Beijing has since inflicted trade reprisals, including crippling tariffs on Australian barley and wine while blocking coal shipments. “What we have to wait for now is how Beijing will react materially” to Payne’s move, Clive Hamilton, a Charles Sturt University professor, said on Thursday. “The Belt and Road is Beijing’s strategic tool to advance Beijing’s influence around the world.”
The bans are the first under laws passed by the national parliament in December that give the foreign minister the ability to stop new and previously signed agreements between overseas governments and Australia’s eight states and territories, and also with bodies such as local authorities and universities.
NO THAW
Payne’s announcement, which
included bans on two other deals between Victoria and the governments of Iran and Syria, came on the day a Chinese diplomat indicated there will be no immediate thaw in ties between Beijing and Canberra.
“We have done nothing
intentionally to hurt this relationship, and we have seen too many incidents over the past few years in which China’s interest has been hurt,” Wang Xining, the Chinese embassy’s deputy head of mission, told reporters in Canberra.
The BRI deals with Victoria, the nation’s second-most populous state, aimed to increase Chinese participation in new infrastructure projects. They were signed between October 2018 and a year later.
The laws allow Prime Minister
Scott Morrison’s government to block or curtail foreign involvement in a broad range of sectors such as infrastructure, trade co-operation, tourism, cultural collaboration, science, health and education, including university research partnerships.
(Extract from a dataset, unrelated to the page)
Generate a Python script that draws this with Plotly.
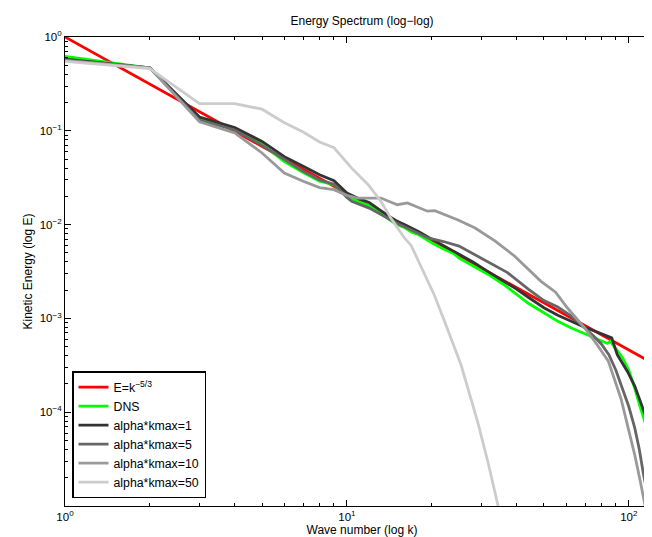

Payne said on Wednesday she had been alerted to more than 1,000 arrangements between foreign governments and Australia’s states and territories, local governments and public universities since the laws were enacted.
The law may still allow the federal government to review and overturn memorandums of understanding between Beijing and the state governments of Western Australia, South Australia and Tasmania in sectors such as investment, science cooperation and access to the Antarctic. “I will continue to consider foreign arrangements,” Payne said. “I expect the overwhelming majority of them to remain unaffected.”
Wang Huiyao, an adviser to China’s cabinet and founder of the Centre for China and Globalisation, said Australia’s move was unwise. Victoria’s participation in the Belt and Road Initiative was a “huge benefit” for Australia. “If they abandon that, it’s going to take more time for China-Australia relations to recover,” he said.